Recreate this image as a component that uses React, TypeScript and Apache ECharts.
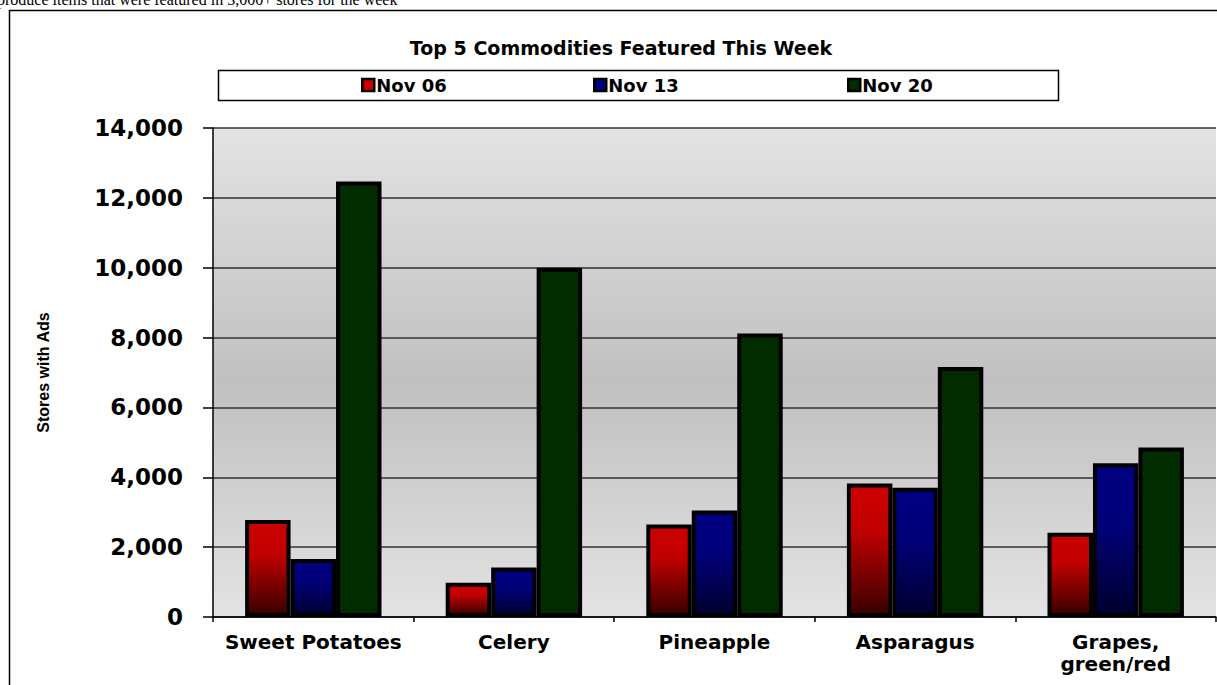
import React, { useEffect, useRef } from "react";
import * as echarts from "echarts";

const categories = ["Sweet Potatoes", "Celery", "Pineapple", "Asparagus", "Grapes,\ngreen/red"];
const seriesNames = ["Nov 06", "Nov 13", "Nov 20"];
const nov06 = [2780, 980, 2650, 3820, 2410];
const nov13 = [1660, 1420, 3050, 3700, 4400];
const nov20 = [12470, 10000, 8120, 7160, 4850];
const yTicks = { min: 0, max: 14000, interval: 2000 };
const titleText = "Top 5 Commodities Featured This Week";
const yAxisTitle = "Stores with Ads";
const headerText = "produce items that were featured in 3,000+ stores for the week";

const BOLD = "'DejaVu Sans', 'Liberation Sans', Arial, sans-serif";

export default function App() {
  const ref = useRef<HTMLDivElement>(null);
  useEffect(() => {
    if (!ref.current) return;
    const chart = echarts.init(ref.current, undefined, { renderer: "svg" });
    const grad = (stops: [number, string][]) =>
      new echarts.graphic.LinearGradient(0, 0, 0, 1, stops.map(([offset, color]) => ({ offset, color })));
    const fills = [
      grad([[0, "#cc0000"], [0.35, "#c00000"], [1, "#380000"]]),
      grad([[0, "#000082"], [0.4, "#000078"], [1, "#00002e"]]),
      "#002c00",
    ];
    const legendColors = ["#cc0000", "#000082", "#002c00"];
    const legendLeft = [361, 593, 847];
    const values = [nov06, nov13, nov20];

    chart.setOption({
      animation: false,
      backgroundColor: "#ffffff",
      title: {
        text: titleText,
        left: 616,
        top: 33,
        textAlign: "center",
        textStyle: { fontFamily: BOLD, fontWeight: "bold", fontSize: 19, color: "#000" },
      },
      graphic: [
        {
          type: "text",
          x: -3,
          y: 7,
          z: 10,
          style: {
            text: headerText,
            fontFamily: "'Liberation Serif', 'Times New Roman', serif",
            fontSize: 16,
            fill: "#000",
            verticalAlign: "bottom",
          },
        },
        {
          type: "rect",
          z: -10,
          shape: { x: 9.5, y: 10.5, width: 1230, height: 700 },
          style: { fill: "none", stroke: "#000", lineWidth: 1.5 },
        },
        {
          type: "rect",
          z: -10,
          shape: { x: 218.5, y: 70.5, width: 840, height: 30 },
          style: { fill: "#fff", stroke: "#000", lineWidth: 1.5 },
        },
      ],
      legend: seriesNames.map((name, i) => ({
        data: [
          {
            name,
            itemStyle: { color: legendColors[i], borderColor: "#000", borderWidth: 2.5 },
          },
        ],
        left: legendLeft[i],
        top: 76,
        icon: "rect",
        itemWidth: 12,
        itemHeight: 12,
        itemGap: 0,
        padding: 0,
        textStyle: { fontFamily: BOLD, fontWeight: "bold", fontSize: 18, color: "#000", padding: [0, 0, 0, -3] },
      })),
      grid: {
        left: 213,
        right: 1,
        top: 128,
        bottom: 68,
        show: true,
        borderWidth: 0,
        backgroundColor: new echarts.graphic.LinearGradient(0, 0, 0, 1, [
          { offset: 0, color: "#e3e3e3" },
          { offset: 0.52, color: "#c0c0c0" },
          { offset: 1, color: "#e3e3e3" },
        ]),
      },
      xAxis: {
        type: "category",
        data: categories,
        axisLine: { show: true, lineStyle: { color: "#000", width: 1.5 } },
        axisTick: { show: true, length: 5, lineStyle: { color: "#000", width: 1.5 } },
        axisLabel: {
          margin: 14,
          interval: 0,
          fontFamily: BOLD,
          fontWeight: "bold",
          fontSize: 20,
          lineHeight: 22,
          color: "#000",
        },
      },
      yAxis: {
        type: "value",
        min: yTicks.min,
        max: yTicks.max,
        interval: yTicks.interval,
        name: yAxisTitle,
        nameLocation: "middle",
        nameGap: 162,
        nameRotate: 90,
        nameTextStyle: {
          fontFamily: "'Liberation Sans Narrow', 'Liberation Sans', Arial, sans-serif",
          fontWeight: "bold",
          fontSize: 16,
          color: "#000",
        },
        axisLine: { show: true, lineStyle: { color: "#000", width: 1.5 } },
        axisTick: { show: true, length: 10, lineStyle: { color: "#000", width: 1.5 } },
        axisLabel: {
          margin: 30,
          fontFamily: BOLD,
          fontWeight: "bold",
          fontSize: 23,
          color: "#000",
          formatter: (v: number) => v.toLocaleString("en-US"),
        },
        splitLine: { show: true, lineStyle: { color: "#333333", width: 1.6 } },
      },
      series: seriesNames.map((name, i) => ({
        name,
        type: "bar",
        data: values[i],
        barGap: "0%",
        barCategoryGap: "32%",
        itemStyle: { color: fills[i], borderColor: "#000", borderWidth: 4 },
      })),
    });
    return () => chart.dispose();
  }, []);
  return (
    <div
      ref={ref}
      style={{ position: "fixed", left: 0, top: 0, width: 1217, height: 685 }}
    />
  );
}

____________

#### [Task directions]
Of the lines above, how many include the word "that"? Reply with the number alone.

#### [Answer to this problem]
2